Because “AI” is a technology that in many cases is utterly reliant on work stolen from artists without consent or compensation, Unity’s announcement led to a lot of questions about Sentis, with particular focus on the tech’s ability to create stuff like images, models and animation. Scroll down past the announcement tweet, for example, and you’ll see a ton of variations of the same query:

just to jump on the train, which dataset y’all pull the art from???

Unity needs to be fully transparent about what ML models will be implemented, including the data they have been trained on. I don’t see any possible way ML, in current iterations, can be effective without training on countless ill gotten data.

REALLY concerning image generator stuff. What datasets?

Hi, what dataset was this trained on? Is this using artwork from artists without their permission? Animations? Materials? How was this AI trained?
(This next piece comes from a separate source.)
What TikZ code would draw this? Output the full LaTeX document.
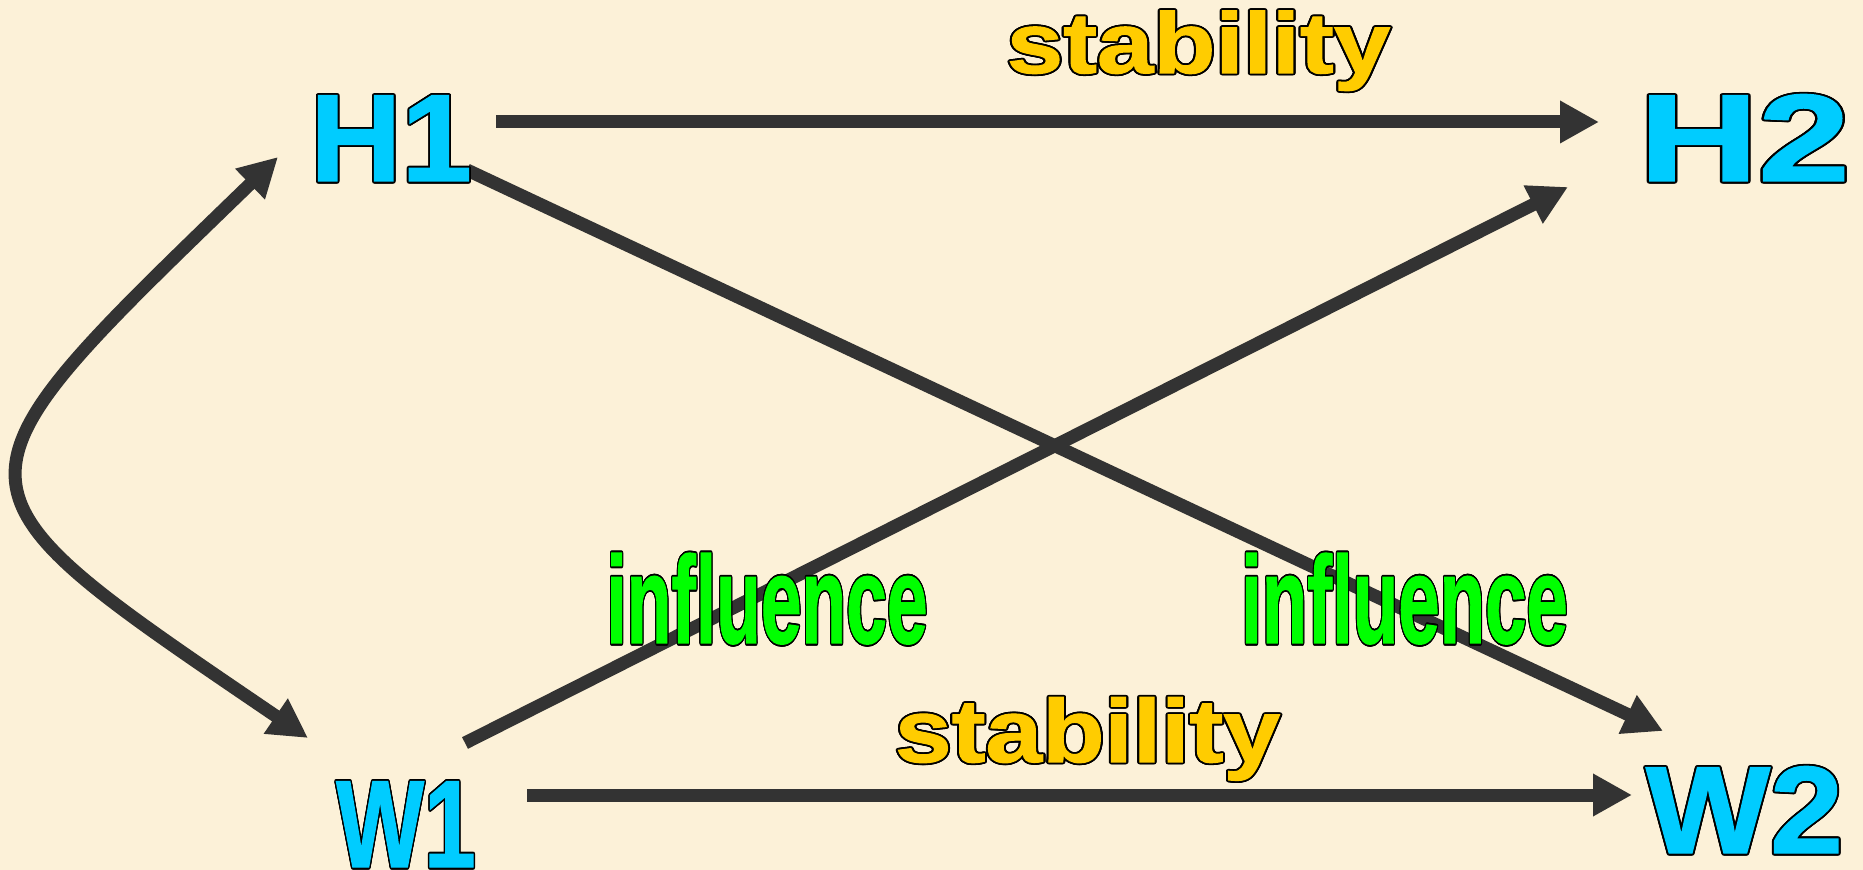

You do realize that AI-created assets can’t be used commercially, so what was the rationale for adding this feature?

Which datasets were used in development of this? Did you negotiate & acquire all relevant licenses directly from copyright holders?

It’s a very specific question, one that at time of publishing Unity has yet to answer, either on Twitter or on the company’s forums (I’ve emailed the company asking the question specifically, and will update if I hear back). Those familiar with “AI”’s legal and copyright struggles can find the outline of an answer in this post by Unity employee TreyK-47, though, when he says you can’t use the tech as it exists today “for a current commercial or external project”.

Note that while there are clear dangers to jobs and the quality of games inherent in this push, those dangers are for the future; for the now, this looks (and sounds) like dogshit.